2. Description of the Prior Art
With the increasing miniaturization of semiconductor devices, various Multi-gate MOSFET devices have been developed. The Multi-gate MOSFET is advantageous for the following reasons. First, the manufacturing processes of the Multi-gate MOSFET devices can be integrated into traditional logic device processes, and thus are more compatible. In addition, since the three-dimensional structure of the Multi-gate MOSFET increases the overlapping area between the gate and the substrate, the channel region is controlled more effectively. This therefore reduces the drain-induced barrier lowering (DIBL) effect and the short channel effect. Moreover, the channel region is longer for a similar gate length. Therefore, the current between the source and the drain is increased.
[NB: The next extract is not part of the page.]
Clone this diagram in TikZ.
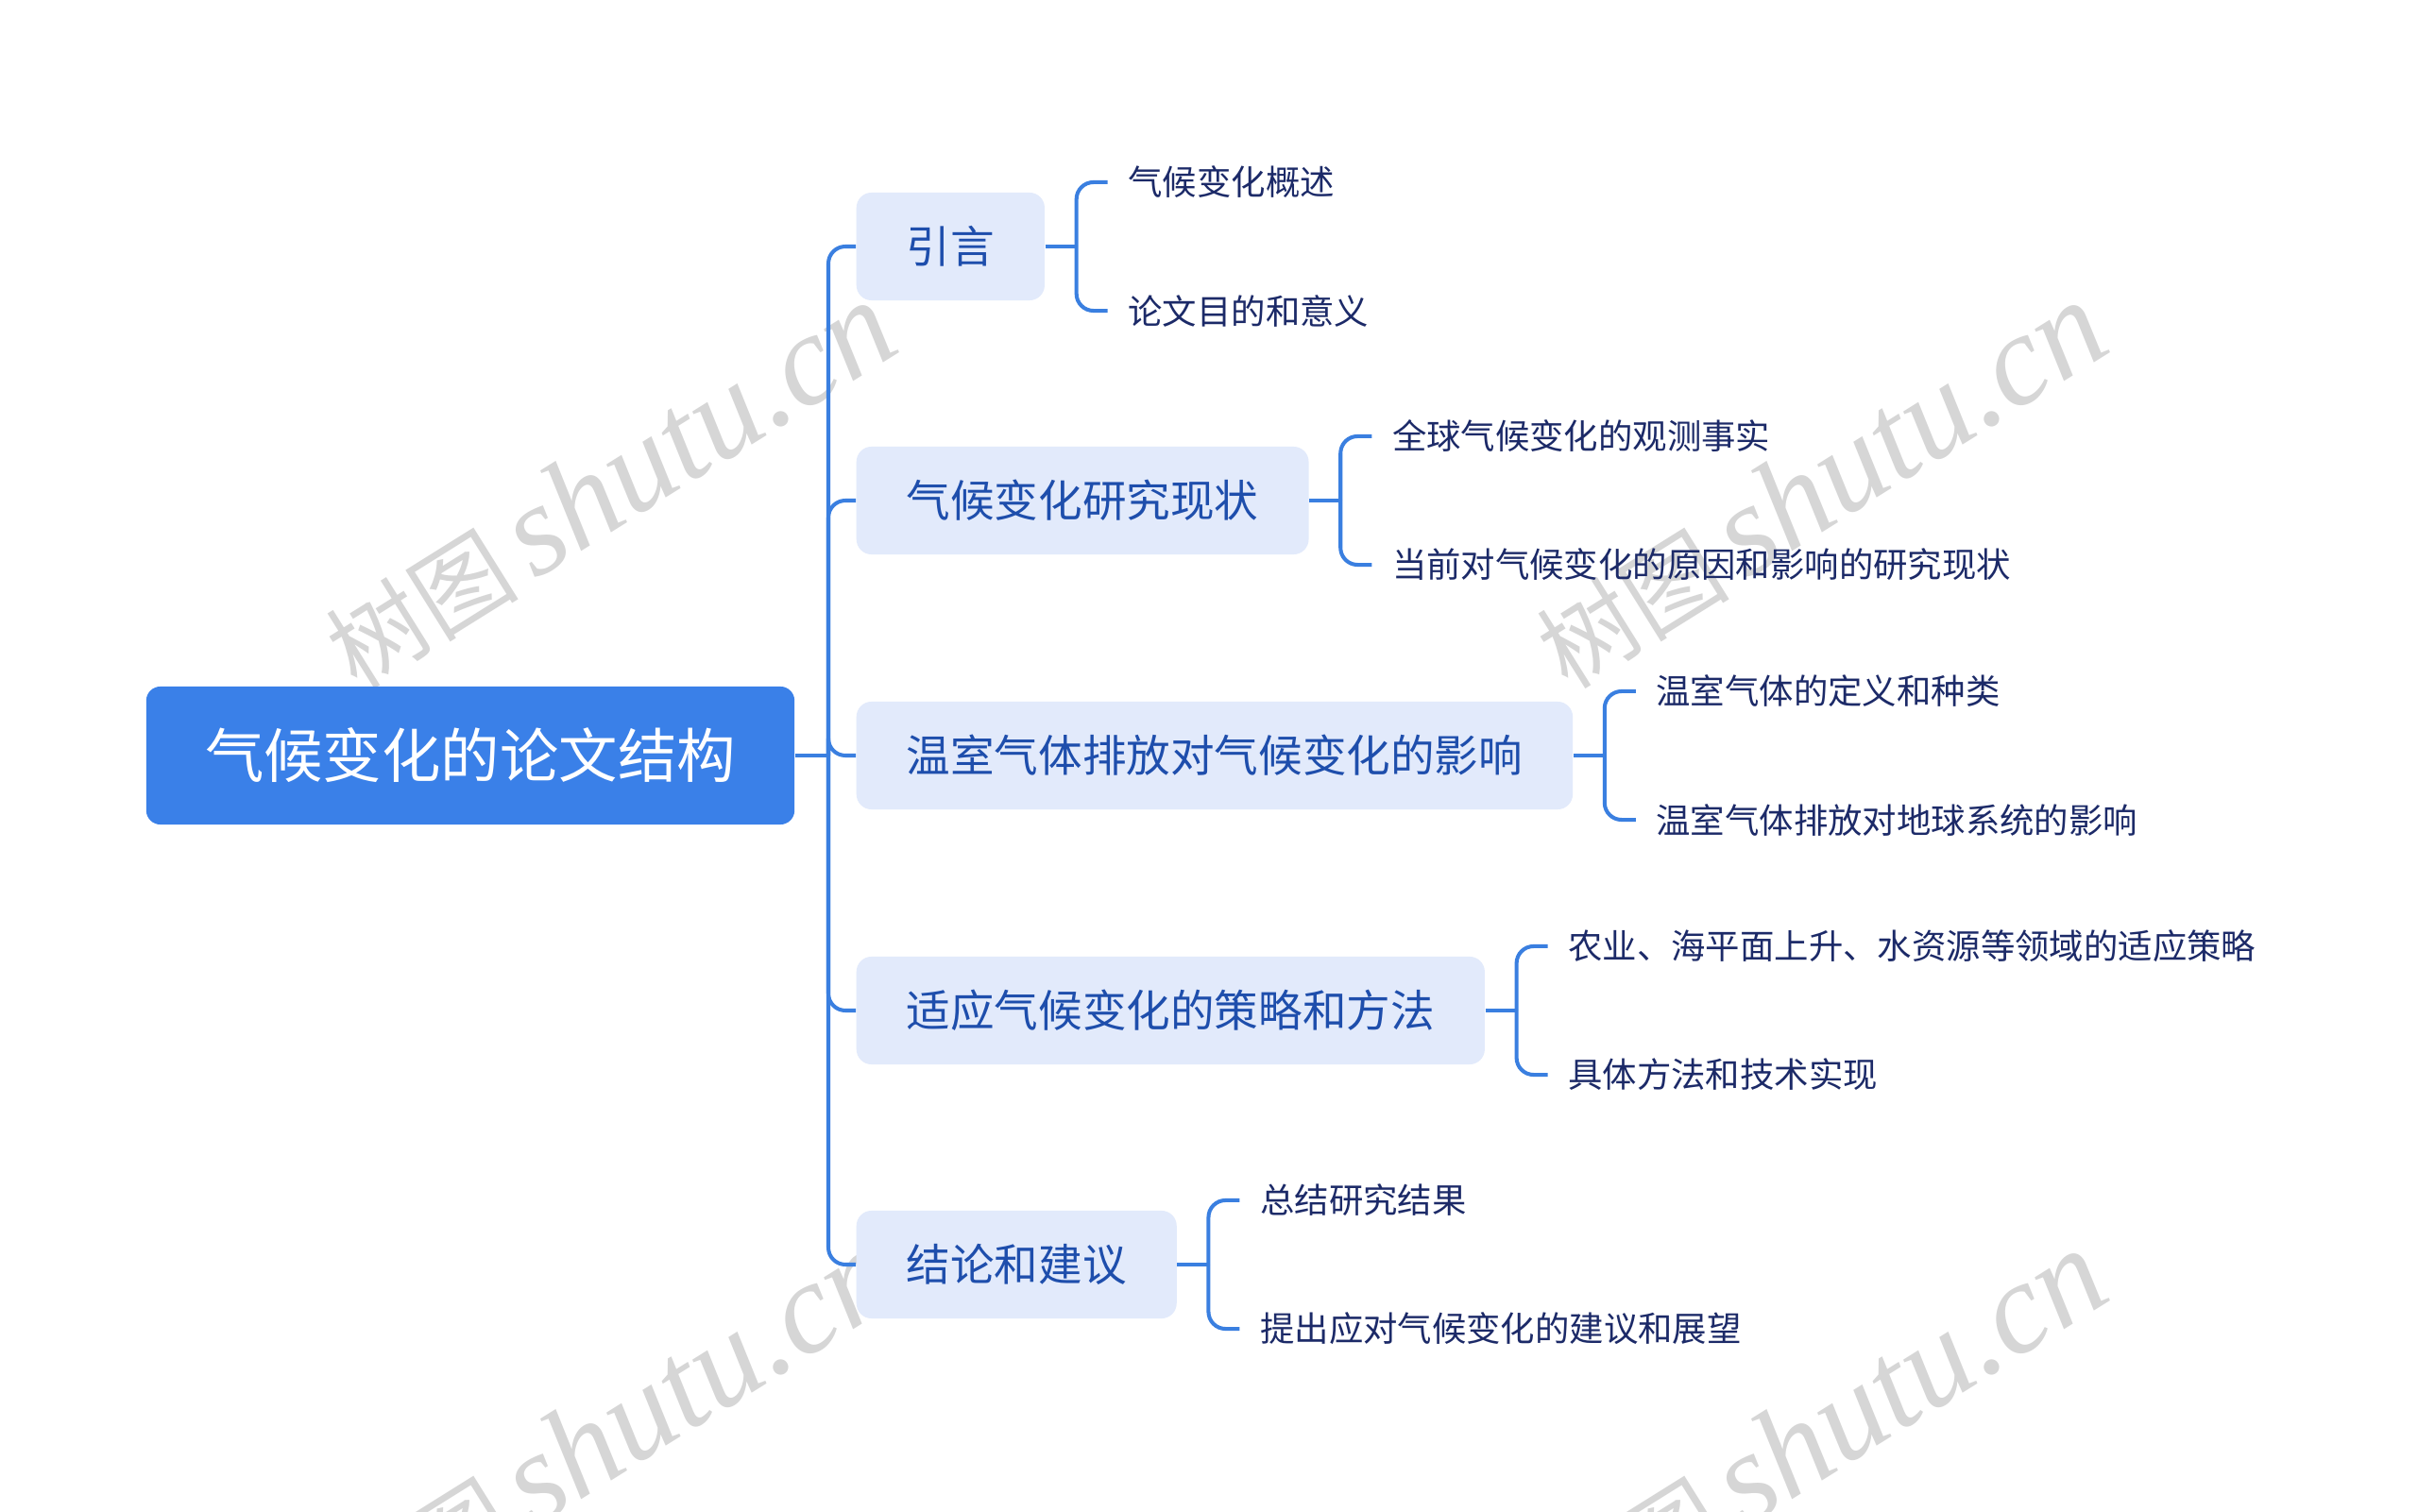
\documentclass[tikz,border=0pt]{standalone}
\usepackage{fontspec}
\setmainfont{Noto Sans CJK SC}
\newfontfamily\wmlat{Liberation Serif}
\definecolor{rootblue}{RGB}{58,128,232}
\definecolor{topicfill}{RGB}{226,234,251}
\definecolor{topictext}{RGB}{30,78,172}
\definecolor{leaftext}{RGB}{28,42,104}
\definecolor{linkblue}{RGB}{58,127,224}
\definecolor{wmgray}{RGB}{214,214,214}
\tikzset{
  rootbox/.style={fill=rootblue, rounded corners=0.15cm, text=white,
    font=\fontsize{17.75pt}{20pt}\selectfont, minimum width=6.86cm,
    minimum height=1.46cm, inner sep=0pt},
  topicbox/.style={fill=topicfill, rounded corners=0.16cm, text=topictext,
    font=\fontsize{13.25pt}{16pt}\selectfont, minimum height=1.14cm,
    inner xsep=0.53cm, inner ysep=0pt, anchor=west},
  leaf/.style={text=leaftext, font=\fontsize{10.35pt}{12pt}\selectfont,
    anchor=west, inner xsep=0.21cm, inner ysep=0pt},
  link/.style={draw=linkblue, line width=1.15pt, rounded corners=0.18cm},
  wmark/.style={text=wmgray, rotate=32, inner sep=0pt},
}
\begin{document}
\begin{tikzpicture}[x=0.01cm, y=-0.01cm]
\useasboundingbox (0,0) rectangle (2560,1601);
\fill[white] (0,0) rectangle (2560,1601);

% watermarks
\foreach \wx/\wy [count=\i] in {645/514, 1927/514, 645/1518, 1927/1518}{
  \node[wmark] (wm\i) at (\wx,\wy) {\fontsize{29pt}{31pt}\selectfont 树图\,\wmlat\itshape\fontsize{39pt}{41pt}\selectfont shutu.cn};
}

% root
\node[rootbox] (root) at (498,800) {气候变化的论文结构};

% topics
\node[topicbox] (t1) at (906,261) {引言};
\node[topicbox] (t2) at (906,530) {气候变化研究现状};
\node[topicbox] (t3) at (906,800) {温室气体排放对气候变化的影响};
\node[topicbox] (t4) at (906,1070) {适应气候变化的策略和方法};
\node[topicbox] (t5) at (906,1339) {结论和建议};

% trunk
\coordinate (tr) at (877,800);
\draw[link] (root.east) -- (tr);
\foreach \t in {t1,t2,t3,t4,t5}{
  \draw[link] (tr) |- (\t.west);
}

% leaves
\node[leaf] (l11) at ([xshift=0.66cm,yshift=0.68cm]t1.east) {气候变化概述};
\node[leaf] (l12) at ([xshift=0.66cm,yshift=-0.68cm]t1.east) {论文目的和意义};
\node[leaf] (l21) at ([xshift=0.66cm,yshift=0.68cm]t2.east) {全球气候变化的观测事实};
\node[leaf] (l22) at ([xshift=0.66cm,yshift=-0.68cm]t2.east) {当前对气候变化的原因和影响的研究现状};
\node[leaf] (l31) at ([xshift=0.66cm,yshift=0.68cm]t3.east) {温室气体的定义和种类};
\node[leaf] (l32) at ([xshift=0.66cm,yshift=-0.68cm]t3.east) {温室气体排放对地球系统的影响};
\node[leaf] (l41) at ([xshift=0.66cm,yshift=0.68cm]t4.east) {农业、海平面上升、水资源等领域的适应策略};
\node[leaf] (l42) at ([xshift=0.66cm,yshift=-0.68cm]t4.east) {具体方法和技术实现};
\node[leaf] (l51) at ([xshift=0.66cm,yshift=0.68cm]t5.east) {总结研究结果};
\node[leaf] (l52) at ([xshift=0.66cm,yshift=-0.68cm]t5.east) {提出应对气候变化的建议和展望};

% brackets
\foreach \n in {1,...,5}{
  \draw[link] (t\n.east) -- ++(33,0) coordinate (j\n);
  \draw[link] (j\n) |- (l\n1.west);
  \draw[link] (j\n) |- (l\n2.west);
}
\end{tikzpicture}
\end{document}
Multi-gate MOSFETs all have fin-shaped structures, and gates are disposed on the fin-shaped structures to form the three dimensional MOSFETs (which are different from the planar MOSFETs). The height of the fin-shaped structures and the width of the gates disposed on the fin-shaped structures will affect the width and the length of the gate channels of the multi-gate MOSFETs. In the layouts of integrated circuits, the purposes of each multi-gate MOSFETs are different and the electrical requirements for these MOSFETS are therefore different as well, thereby leading these corresponding fin-shaped structures to have different heights. However, the different heights of the fin-shaped structures increase the processing difficulties, and therefore increase the number of problems during the processes, such as over-polishing or insufficient polishing of the gates disposed across each of the fin-shaped structures.